▸ Goal:
Transcribe the listing verbatim. Do not carry over any pictures.

▸ Plotting code records:
▬▬▬

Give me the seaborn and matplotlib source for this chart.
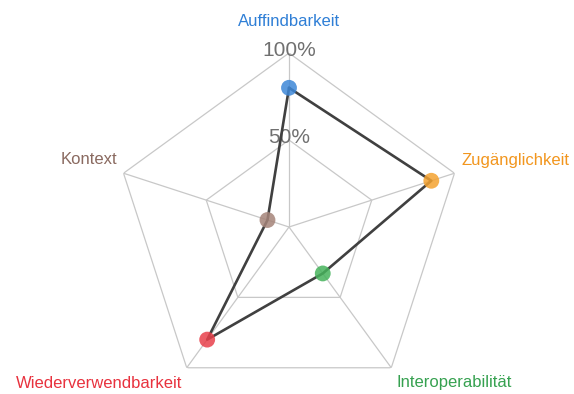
import numpy as np
import pandas as pd
import matplotlib
matplotlib.use("Agg")
import matplotlib.pyplot as plt
import seaborn as sns

categories = ["Auffindbarkeit", "Zugänglichkeit", "Interoperabilität", "Wiederverwendbarkeit", "Kontext"]
values = [80, 86, 33, 80, 13]
point_colors = ["#3d87d8", "#f4a230", "#46b35c", "#e8414b", "#a58479"]
label_colors = ["#2f7fd6", "#f2961e", "#36a150", "#e8323e", "#8a6a60"]
grid_levels = [50, 100]
tick_labels = ["50%", "100%"]

sns.set_theme(style="white")
plt.rcParams["font.family"] = ["Liberation Sans", "DejaVu Sans"]

W, H = 574, 394
fig = plt.figure(figsize=(W / 100, H / 100), dpi=100)
cx, cy, R = 289, 227, 174
ax = fig.add_axes([(cx - R) / W, (H - cy - R) / H, 2 * R / W, 2 * R / H], projection="polar")
ax.set_theta_zero_location("N")
ax.set_theta_direction(-1)
ax.set_ylim(0, 100)
ax.grid(False)
ax.spines["polar"].set_visible(False)
ax.set_xticks([])
ax.set_yticks([])
ax.set_facecolor("none")

n = len(categories)
theta = np.arange(n) * 2 * np.pi / n
theta_c = np.append(theta, theta[0])

# pentagon grid
for lvl in grid_levels:
    ax.plot(theta_c, [lvl] * (n + 1), color="#c8c8c8", lw=0.9, zorder=1)
for t in theta:
    ax.plot([t, t], [0, 100], color="#c8c8c8", lw=0.9, zorder=1)

# tick labels
for lvl, lab in zip(grid_levels, tick_labels):
    ax.text(0, lvl + 1.5, lab, ha="center", va="center", fontsize=15, color="#707070", zorder=2)

df = pd.DataFrame({"theta": theta_c, "value": values + [values[0]]})
sns.lineplot(data=df, x="theta", y="value", sort=False, estimator=None, color="#404040",
             lw=1.9, ax=ax, zorder=3, legend=False)
ax.scatter(theta, values, s=130, c=point_colors, alpha=0.85, edgecolors="none", zorder=4)
ax.set_xlabel("")
ax.set_ylabel("")
ax.set_ylim(0, 100)

offsets = [(0, 31.5, "center", "center"), (7, 13, "left", "center"), (5, -7, "left", "top"),
           (-4, -8, "right", "top"), (-6, 14, "right", "center")]
for t, lab, col, (dx, dy, ha, va) in zip(theta, categories, label_colors, offsets):
    ax.annotate(lab, xy=(t, 100), xytext=(dx, dy), textcoords="offset pixels",
                ha=ha, va=va, fontsize=12, color=col, annotation_clip=False)

fig.savefig("out.png", dpi=100)
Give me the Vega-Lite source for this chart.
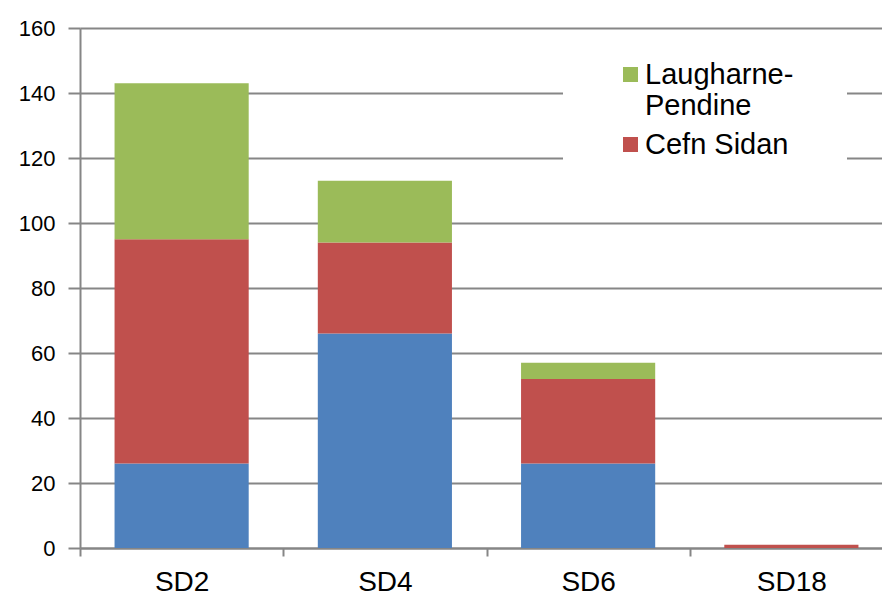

▬▬▬

▸ Task solution:
Give me the seaborn and matplotlib source for this chart.
import numpy as np
import pandas as pd
import matplotlib
matplotlib.use("Agg")
import matplotlib.pyplot as plt
import seaborn as sns

categories = ["Auffindbarkeit", "Zugänglichkeit", "Interoperabilität", "Wiederverwendbarkeit", "Kontext"]
values = [80, 86, 33, 80, 13]
point_colors = ["#3d87d8", "#f4a230", "#46b35c", "#e8414b", "#a58479"]
label_colors = ["#2f7fd6", "#f2961e", "#36a150", "#e8323e", "#8a6a60"]
grid_levels = [50, 100]
tick_labels = ["50%", "100%"]

sns.set_theme(style="white")
plt.rcParams["font.family"] = ["Liberation Sans", "DejaVu Sans"]

W, H = 574, 394
fig = plt.figure(figsize=(W / 100, H / 100), dpi=100)
cx, cy, R = 289, 227, 174
ax = fig.add_axes([(cx - R) / W, (H - cy - R) / H, 2 * R / W, 2 * R / H], projection="polar")
ax.set_theta_zero_location("N")
ax.set_theta_direction(-1)
ax.set_ylim(0, 100)
ax.grid(False)
ax.spines["polar"].set_visible(False)
ax.set_xticks([])
ax.set_yticks([])
ax.set_facecolor("none")

n = len(categories)
theta = np.arange(n) * 2 * np.pi / n
theta_c = np.append(theta, theta[0])

# pentagon grid
for lvl in grid_levels:
    ax.plot(theta_c, [lvl] * (n + 1), color="#c8c8c8", lw=0.9, zorder=1)
for t in theta:
    ax.plot([t, t], [0, 100], color="#c8c8c8", lw=0.9, zorder=1)

# tick labels
for lvl, lab in zip(grid_levels, tick_labels):
    ax.text(0, lvl + 1.5, lab, ha="center", va="center", fontsize=15, color="#707070", zorder=2)

df = pd.DataFrame({"theta": theta_c, "value": values + [values[0]]})
sns.lineplot(data=df, x="theta", y="value", sort=False, estimator=None, color="#404040",
             lw=1.9, ax=ax, zorder=3, legend=False)
ax.scatter(theta, values, s=130, c=point_colors, alpha=0.85, edgecolors="none", zorder=4)
ax.set_xlabel("")
ax.set_ylabel("")
ax.set_ylim(0, 100)

offsets = [(0, 31.5, "center", "center"), (7, 13, "left", "center"), (5, -7, "left", "top"),
           (-4, -8, "right", "top"), (-6, 14, "right", "center")]
for t, lab, col, (dx, dy, ha, va) in zip(theta, categories, label_colors, offsets):
    ax.annotate(lab, xy=(t, 100), xytext=(dx, dy), textcoords="offset pixels",
                ha=ha, va=va, fontsize=12, color=col, annotation_clip=False)

fig.savefig("out.png", dpi=100)
Give me the Vega-Lite source for this chart.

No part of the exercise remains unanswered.